On Saturday against the Timberwolves, Lowry played just 12 minutes while Dwight Buycks and D.J. Augustin -- currently battling it out to be the back-up point-guard on the roster -- played 24 and 18 minutes, respectively. Casey knows what he has with Lowry, of course, and wants to see which of his other two guards is ready to step up and take the back-up spot. From what we’ve seen so far – hardly inspiring, I must say – I’d give the spot to Buycks. He had a nice game against the Knicks and has a quick first-step, which helps him get to the rim. Augustin better start hitting some more shots from the outside

Which leads us to…

3-Point Shooting

The Raptors are shooting 28% from 3-point range through 4 games – not great – and DeRozan, who’s apparently been working on his 3-point shot all summer, has yet to make one. Although you don’t want to crunch the numbers from 4 pre-season games too enthusiastically, and fall victim to small sample-size hysteria, it would’ve been nice to see the Raps have a little more success from the beyond the arc thus far. The Raptors' poor shooting from 3 isn’t exactly a pre-season anomaly, but part of an ugly 3-year trend.

The team played an intra-squad scrimmage game at Casino Rama this past weekend, and apparently everyone and his brother were nailing 3s. But just like Dwight Howard hitting free-throws in practice, it’s all meaningless unless it happens in the actual games.

That All-Important -- Yes, ALL-IMPORTANT -- 15th Roster Spot

Ryan Wolstat had a good piece yesterday on Julyan Stone impressing Casey and his coaching staff. Based on some of Casey's comments, it doesn’t seem like too much of a stretch to assert that Stone is probably leading Chris Wright and Carlos Morais when it comes to that final roster spot. Of course, Stone was on the verge of signing with the Raps earlier in the summer before failing a physical, and Ujiri was a fan of his during their time in Denver.
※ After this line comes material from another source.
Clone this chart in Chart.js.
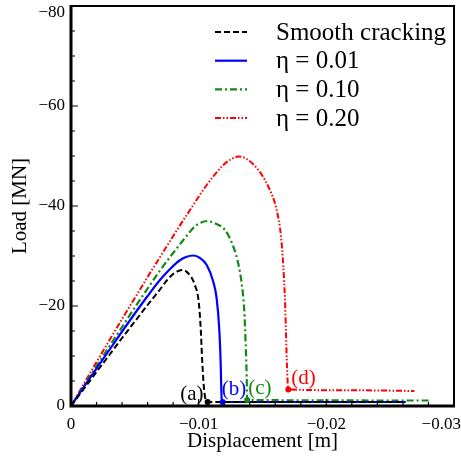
<!DOCTYPE html>
<html>
<head>
<meta charset="utf-8">
<script src="https://cdn.jsdelivr.net/npm/chart.js@4.4.1/dist/chart.umd.min.js"></script>
<style>
  html, body { margin: 0; padding: 0; background: #fff; }
  #wrap { width: 461px; height: 460px; }
</style>
</head>
<body>
<div id="wrap"><canvas id="chart" width="461" height="460"></canvas></div>
<script>
// displacement [m] and load [MN]
const smoothDisp = [0, -0.001, -0.002, -0.003, -0.004, -0.005, -0.006, -0.007, -0.0075, -0.008, -0.0084, -0.0087, -0.0092, -0.0097, -0.01, -0.01016, -0.01028, -0.01044, -0.0107, -0.0262];
const smoothLoad = [0, -3.4, -6.8, -10.2, -13.6, -16.9, -20.2, -23.4, -25.1, -26.4, -27.0, -27.2, -26.5, -24.2, -20.9, -15.5, -8.9, -2.9, -0.8, -0.8];

const eta01Disp = [0, -0.001, -0.002, -0.003, -0.004, -0.005, -0.006, -0.007, -0.0078, -0.0085, -0.009, -0.0096, -0.0101, -0.01063, -0.01114, -0.01141, -0.01161, -0.01172, -0.0118, -0.01188, -0.0262];
const eta01Load = [0, -3.8, -7.5, -11.2, -14.9, -18.5, -22.0, -25.3, -27.5, -29.1, -29.8, -30.1, -29.6, -28.2, -24.9, -21.5, -15.5, -8.9, -1.5, -0.8, -0.8];

const eta10Disp = [0, -0.001, -0.002, -0.003, -0.004, -0.005, -0.006, -0.007, -0.008, -0.0088, -0.0097, -0.0102, -0.01067, -0.0112, -0.01206, -0.01271, -0.0131, -0.01337, -0.01357, -0.01368, -0.01376, -0.0138, -0.0281];
const eta10Load = [0, -4.0, -8.0, -11.9, -15.8, -19.7, -23.5, -27.2, -30.6, -33.2, -35.9, -36.7, -37.0, -36.6, -35.2, -31.9, -28.5, -24.5, -19.2, -12.5, -5.9, -1.2, -1.1];

const eta20Disp = [0, -0.001, -0.002, -0.003, -0.004, -0.005, -0.006, -0.007, -0.00828, -0.00932, -0.01063, -0.01193, -0.0125, -0.0131, -0.0137, -0.01467, -0.01545, -0.01611, -0.01645, -0.01663, -0.01676, -0.01684, -0.01692, -0.01702, -0.022, -0.0269];
const eta20Load = [0, -4.4, -8.8, -13.1, -17.4, -21.6, -25.8, -29.9, -35.1, -39.2, -44.2, -48.2, -49.3, -49.9, -49.5, -47.2, -43.9, -39.2, -33.9, -27.9, -21.2, -14.5, -7.9, -3.3, -3.15, -3.0];

const markerDisp = [-0.0107, -0.01188, -0.0138, -0.01702];
const markerLoad = [-0.8, -0.8, -1.2, -3.3];
const markerLabels = ['(a)', '(b)', '(c)', '(d)'];

const seriesLabels = ['Smooth cracking', 'η = 0.01', 'η = 0.10', 'η = 0.20'];

const xTickValues = [0, -0.01, -0.02, -0.03];
const xTickLabels = ['0', '\u22120.01', '\u22120.02', '\u22120.03'];
const yTickValues = [0, -20, -40, -60, -80];
const yTickLabels = ['0', '\u221220', '\u221240', '\u221260', '\u221280'];

const SERIF = "'Liberation Serif', 'Times New Roman', serif";
const colors = ['#000000', '#0000ff', '#108a10', '#ff0000'];
const dashes = [[6, 3], [], [7, 3, 2, 3], [6, 2, 1.5, 2, 1.5, 2]];
const widths = [2, 2.2, 2.2, 2];

function toPoints(xs, ys) {
    return xs.map((x, i) => ({ x: x, y: ys[i] }));
}

const curves = [
    toPoints(smoothDisp, smoothLoad),
    toPoints(eta01Disp, eta01Load),
    toPoints(eta10Disp, eta10Load),
    toPoints(eta20Disp, eta20Load)
];

const datasets = curves.map((pts, i) => ({
    label: seriesLabels[i],
    data: pts,
    borderColor: colors[i],
    borderDash: dashes[i],
    borderWidth: widths[i],
    pointRadius: 0,
    cubicInterpolationMode: 'monotone',
    fill: false
}));

// crack points on top of everything
datasets.unshift({
    label: 'markers',
    data: toPoints(markerDisp, markerLoad),
    showLine: false,
    pointRadius: 3,
    pointBackgroundColor: colors,
    pointBorderColor: colors,
    pointBorderWidth: 0
});

// label offsets next to each crack point (px)
const markerOffsets = [
    { dx: -4, dy: -8, align: 'right' },
    { dx: -1, dy: -13, align: 'left' },
    { dx: 1, dy: -12, align: 'left' },
    { dx: 3, dy: -11, align: 'left' }
];

const decorPlugin = {
    id: 'decor',
    afterDatasetsDraw(chart) {
        const { ctx, chartArea: a, scales: { x, y } } = chart;
        ctx.save();
        ctx.strokeStyle = '#000';
        ctx.setLineDash([]);

        // inward ticks, major and minor
        ctx.lineWidth = 1.2;
        ctx.beginPath();
        for (let i = 0; i <= 15; i++) {
            const px = x.getPixelForValue(-i * 0.002);
            const len = i % 5 === 0 ? 7 : 4;
            ctx.moveTo(px, a.bottom);
            ctx.lineTo(px, a.bottom - len);
        }
        for (let i = 0; i <= 16; i++) {
            const py = y.getPixelForValue(-i * 5);
            const len = i % 4 === 0 ? 7 : 4;
            ctx.moveTo(a.left, py);
            ctx.lineTo(a.left + len, py);
        }
        ctx.stroke();

        // frame
        ctx.lineWidth = 2;
        ctx.strokeRect(a.left, a.top, a.right - a.left, a.bottom - a.top);
        ctx.lineWidth = 3;
        ctx.beginPath();
        ctx.moveTo(a.left, a.top - 1);
        ctx.lineTo(a.left, a.bottom);
        ctx.lineTo(a.right + 1, a.bottom);
        ctx.stroke();

        // point labels
        ctx.font = '21px ' + SERIF;
        ctx.textBaseline = 'middle';
        markerLabels.forEach((txt, i) => {
            const px = x.getPixelForValue(markerDisp[i]);
            const py = y.getPixelForValue(markerLoad[i]);
            const o = markerOffsets[i];
            ctx.fillStyle = colors[i];
            ctx.textAlign = o.align;
            ctx.fillText(txt, px + o.dx, py + o.dy);
        });

        // legend
        ctx.font = '25px ' + SERIF;
        ctx.textAlign = 'left';
        seriesLabels.forEach((txt, i) => {
            const ly = 32 + i * 28.7;
            ctx.strokeStyle = colors[i];
            ctx.lineWidth = widths[i];
            ctx.setLineDash(dashes[i]);
            ctx.beginPath();
            ctx.moveTo(215, ly);
            ctx.lineTo(247, ly);
            ctx.stroke();
            ctx.fillStyle = '#000';
            ctx.fillText(txt, 276, ly + 1);
        });
        ctx.restore();
    }
};

function init() {
    const ctx = document.getElementById('chart').getContext('2d');
    new Chart(ctx, {
        type: 'line',
        data: { datasets: datasets },
        options: {
            responsive: false,
            animation: false,
            devicePixelRatio: 1,
            layout: { padding: { top: 6, right: 7, left: 0, bottom: 0 } },
            plugins: {
                legend: { display: false },
                tooltip: { enabled: false }
            },
            scales: {
                x: {
                    type: 'linear',
                    min: -0.03,
                    max: 0,
                    reverse: true,
                    grid: { display: false, drawTicks: false },
                    border: { display: false },
                    afterBuildTicks: (scale) => {
                        scale.ticks = xTickValues.map(v => ({ value: v }));
                    },
                    afterFit: (scale) => {
                        scale.height = 54;
                        scale.paddingLeft = 0;
                        scale.paddingRight = 0;
                    },
                    ticks: {
                        padding: 8,
                        color: '#000',
                        font: { family: SERIF, size: 17 },
                        maxRotation: 0,
                        autoSkip: false,
                        // last label pushed left so it stays on the page
                        callback: (v, i) => i === xTickLabels.length - 1 ? xTickLabels[i] + '      ' : xTickLabels[i]
                    },
                    title: {
                        display: true,
                        text: 'Displacement [m]',
                        color: '#000',
                        font: { family: SERIF, size: 21 },
                        padding: { top: 0, bottom: 6 }
                    }
                },
                y: {
                    type: 'linear',
                    min: -80,
                    max: 0,
                    reverse: true,
                    grid: { display: false, drawTicks: false },
                    border: { display: false },
                    afterBuildTicks: (scale) => {
                        scale.ticks = yTickValues.map(v => ({ value: v }));
                    },
                    afterFit: (scale) => {
                        scale.width = 71;
                        scale.paddingTop = 0;
                        scale.paddingBottom = 0;
                    },
                    ticks: {
                        padding: 6,
                        color: '#000',
                        // top label nudged down below the frame edge
                        font: (c) => ({ family: SERIF, size: 17, lineHeight: c.index === yTickLabels.length - 1 ? 0.75 : 1.2 }),
                        autoSkip: false,
                        callback: (v, i) => i === yTickLabels.length - 1 ? ['', yTickLabels[i]] : yTickLabels[i]
                    },
                    title: {
                        display: true,
                        text: 'Load [MN]',
                        color: '#000',
                        font: { family: SERIF, size: 21 },
                        padding: { top: 8, bottom: 0 }
                    }
                }
            }
        },
        plugins: [decorPlugin]
    });
}

document.addEventListener('DOMContentLoaded', init);
</script>
</body>
</html>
Stone is intriguing in that he has the potential to guard 3 different positions, something that none of the Raptors' other guards can do (can Augustin guard one position?). It’ll be interesting to see, however, whether Morais or Wright – neither of whom have seen much playing time until now – can do anything in the remaining four games that catches the eye of Casey or Ujiri.